Freed Hiker Sarah Shourd Pleads Case to Iranian President Mahmoud Ahmadinejad
Shourd pleaded her case for Iran to release American friends still in Iran.
Sept. 24, 2010— -- Sarah Shourd, the American hiker recently released from Iran after nearly 14 months of detention, says she met with Iranian President Mahmoud Ahmadinejad today to plead for the release of Shane Bauer and Josh Fattal, fellow hikers still in Iranian custody.
"For me to talk to the president [is] something I prayed for while in prison," Shourd told ABC News outside a New York hotel. "I just want to thank Mr. Ahmadinejad for this gesture of allowing my mother and I to meet with him and for the mothers of Shane and Josh. It was a very gracious gesture and a good meeting."
Shourd did not reveal where she and the others met with Ahmadinejad or offer other details, though she said Ahmadinejad seemed much friendlier than his public persona during "a very human encounter, very personal."
"I'm just going to keep pushing every minute for their release on humanitarian grounds," Shourd said. "I feel my case sets a precedent for their release."
The meeting came a day after Ahmadinejad made a controversial speech to the United Nations questioning whether the U.S. secretly plotted the 9/11 terror attacks, prompting members of the American delegation and others to storm out of the hall in protest.
Shourd's release from Iranian detention came after she discovered irregularities in her breast, but she told ABC News today that doctors now have assured her she's healthy.
"Now that I am able to see doctors, my issues have been addressed," she said. "There in prison, I wasn't able to see doctors and ask questions. But the doctors have reassured me that there is nothing of serious concern with my health."
Shourd described meeting Ahmadinejad hours after saying on ABC News' "Good Morning America" Friday that she would not rule out going back to Iran if it meant proving her innocence and that of her fiance, Bauer, and friend, Fattal.
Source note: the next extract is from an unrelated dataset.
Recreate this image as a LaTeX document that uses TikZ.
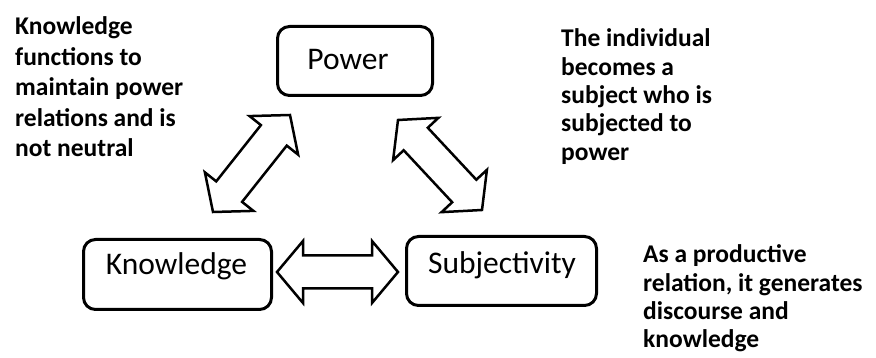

"I'm not ruling anything out, but I'm not ruling anything in," Shourd said. "I hope that that doesn't have to happen. If that's what it takes to prove that we committed no crime and meant no harm and are absolutely innocent, than I'd be willing to do it."
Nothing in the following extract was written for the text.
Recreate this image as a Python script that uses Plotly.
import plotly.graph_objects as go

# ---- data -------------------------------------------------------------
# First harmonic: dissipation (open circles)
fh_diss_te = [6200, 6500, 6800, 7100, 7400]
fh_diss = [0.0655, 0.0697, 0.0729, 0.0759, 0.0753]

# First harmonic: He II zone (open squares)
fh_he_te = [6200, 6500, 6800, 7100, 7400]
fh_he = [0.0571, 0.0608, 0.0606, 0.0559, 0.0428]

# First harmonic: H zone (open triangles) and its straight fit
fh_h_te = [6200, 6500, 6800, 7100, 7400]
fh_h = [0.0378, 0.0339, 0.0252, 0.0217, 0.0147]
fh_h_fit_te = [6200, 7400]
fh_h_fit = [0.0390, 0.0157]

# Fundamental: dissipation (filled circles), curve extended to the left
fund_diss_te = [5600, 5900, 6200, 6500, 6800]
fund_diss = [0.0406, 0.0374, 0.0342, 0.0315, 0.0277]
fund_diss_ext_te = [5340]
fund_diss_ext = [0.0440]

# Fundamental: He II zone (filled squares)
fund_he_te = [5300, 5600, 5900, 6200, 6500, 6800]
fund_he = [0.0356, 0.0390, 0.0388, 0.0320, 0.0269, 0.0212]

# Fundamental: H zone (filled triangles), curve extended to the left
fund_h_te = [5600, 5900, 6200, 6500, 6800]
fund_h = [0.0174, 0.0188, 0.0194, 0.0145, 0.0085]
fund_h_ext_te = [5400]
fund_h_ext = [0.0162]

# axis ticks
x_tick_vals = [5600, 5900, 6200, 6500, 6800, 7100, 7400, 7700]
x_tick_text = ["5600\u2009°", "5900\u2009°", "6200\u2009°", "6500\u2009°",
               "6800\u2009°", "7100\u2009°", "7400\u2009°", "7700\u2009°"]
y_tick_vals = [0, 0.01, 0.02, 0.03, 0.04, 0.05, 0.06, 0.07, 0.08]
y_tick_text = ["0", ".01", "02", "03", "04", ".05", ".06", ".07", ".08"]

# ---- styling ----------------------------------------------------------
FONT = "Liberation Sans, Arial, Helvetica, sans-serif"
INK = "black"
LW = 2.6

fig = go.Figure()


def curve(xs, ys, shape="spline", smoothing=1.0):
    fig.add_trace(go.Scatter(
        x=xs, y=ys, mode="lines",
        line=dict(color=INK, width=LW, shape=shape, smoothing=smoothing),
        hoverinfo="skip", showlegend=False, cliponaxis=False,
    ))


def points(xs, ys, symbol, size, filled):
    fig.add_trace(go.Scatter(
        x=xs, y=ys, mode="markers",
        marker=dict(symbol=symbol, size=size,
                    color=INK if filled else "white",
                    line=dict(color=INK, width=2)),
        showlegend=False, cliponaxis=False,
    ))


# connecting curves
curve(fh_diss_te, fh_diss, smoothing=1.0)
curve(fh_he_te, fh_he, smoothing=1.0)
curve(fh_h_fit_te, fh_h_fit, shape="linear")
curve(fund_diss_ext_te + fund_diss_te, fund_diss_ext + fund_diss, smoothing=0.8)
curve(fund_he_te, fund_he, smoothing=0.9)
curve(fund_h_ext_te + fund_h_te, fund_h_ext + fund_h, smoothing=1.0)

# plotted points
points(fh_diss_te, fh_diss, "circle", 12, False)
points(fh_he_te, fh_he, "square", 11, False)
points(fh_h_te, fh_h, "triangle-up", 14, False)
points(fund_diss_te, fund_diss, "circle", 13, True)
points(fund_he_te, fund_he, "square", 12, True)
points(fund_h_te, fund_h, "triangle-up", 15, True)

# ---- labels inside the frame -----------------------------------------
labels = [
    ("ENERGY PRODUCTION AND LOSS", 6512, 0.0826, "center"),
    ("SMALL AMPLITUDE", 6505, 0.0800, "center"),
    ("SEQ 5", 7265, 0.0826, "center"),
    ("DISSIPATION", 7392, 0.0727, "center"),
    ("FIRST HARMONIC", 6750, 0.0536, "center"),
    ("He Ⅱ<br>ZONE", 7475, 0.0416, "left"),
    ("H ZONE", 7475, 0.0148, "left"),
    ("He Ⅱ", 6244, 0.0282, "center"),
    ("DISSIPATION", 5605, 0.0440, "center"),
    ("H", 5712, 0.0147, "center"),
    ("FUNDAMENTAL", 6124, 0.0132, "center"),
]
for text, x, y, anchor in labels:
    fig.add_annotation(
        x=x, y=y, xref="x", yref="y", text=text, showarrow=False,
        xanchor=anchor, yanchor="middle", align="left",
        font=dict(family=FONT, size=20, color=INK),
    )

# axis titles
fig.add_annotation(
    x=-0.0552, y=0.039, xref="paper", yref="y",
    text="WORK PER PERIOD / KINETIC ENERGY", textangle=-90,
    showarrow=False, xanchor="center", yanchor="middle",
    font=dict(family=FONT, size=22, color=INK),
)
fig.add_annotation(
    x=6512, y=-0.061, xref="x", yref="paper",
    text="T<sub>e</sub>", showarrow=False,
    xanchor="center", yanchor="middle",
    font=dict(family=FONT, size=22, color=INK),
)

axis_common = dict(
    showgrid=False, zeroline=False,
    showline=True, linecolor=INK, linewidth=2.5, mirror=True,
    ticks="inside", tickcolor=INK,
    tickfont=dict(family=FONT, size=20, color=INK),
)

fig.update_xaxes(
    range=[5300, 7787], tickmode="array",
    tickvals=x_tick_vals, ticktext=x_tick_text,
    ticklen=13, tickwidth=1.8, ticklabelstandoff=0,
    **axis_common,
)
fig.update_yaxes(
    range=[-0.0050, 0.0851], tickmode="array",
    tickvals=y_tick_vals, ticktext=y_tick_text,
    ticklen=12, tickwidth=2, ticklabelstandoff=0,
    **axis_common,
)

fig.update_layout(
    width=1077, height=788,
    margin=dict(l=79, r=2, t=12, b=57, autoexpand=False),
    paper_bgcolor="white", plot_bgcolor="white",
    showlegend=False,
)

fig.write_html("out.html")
Upon her release on $500,000 bail two weeks ago, an Iranian prosecutor said that Shourd would have to return to face trial for entering the country illegally. Bauer and Fattal remain in Evin prison in Tehran, Iran, where they have been since the trio was arrested in July 2009.
Shourd has been using her newfound freedom to repeatedly plead to Iranian officials and religious leaders for Bauer and Fattal's release, and described on "GMA" what she would say if she met Ahmadinejad.
"I really want to beseech him and encourage him to end this for Shane and Josh," she said. "There is absolutely no evidence that we committed a crime."
Shourd, who spent an overwhelming majority of her captivity in solitary confinement, said that any idea that her stoic appearance today reflects a relatively easy time in prison is misguided.
"A lot people say that I look OK but that's because no one's ever going to see what I looked in my cell, screaming and crying and pounding on the door and no one came to help me," she said.
The only bright moments in prison, she said, came during the one hour a day she was allowed to see Bauer and Fattal. The brightest moment of all, however, was when Bauer, her longtime boyfriend, used a string from his shirt to make her a ring for a surprise proposal.
"That was completely unexpected. I mean, I was hoping for it for a long time," Shourd said. "I was planning on asking Shane upon our release, but he beat me to it. It was not the typical idea of romantic, but extremely romantic in the circumstances."
The group was picked up by Iranian officials on July 31, 2009 after they allegedly crossed into Iran while hiking in what Shourd called a popular tourist destination in northern Iraq. Officials accused them of espionage.
"The most important thing is that we were hiking behind a tourist site," Shourd said. "We had no intention of going to Iran. ... A mistake was made."
Shourd appeared unconvinced the group was ever in Iran at all in an appearance on "The Oprah Winfrey Show" Thursday. When Winfrey asked a question about "when" the trio crossed into Iran, Shourd interjected, "If!"
Shourd told Winfrey that while they were hiking, soldiers suddenly appeared and spoke to the group in Farsi.
"We had no idea we were even near Iran," she said. "They told us that we had to come with them."
After a five-month investigation, The Nation reported in June of this year based on eyewitness accounts that the hikers never entered Iran at all and were actually captured in Iraq and taken over the border.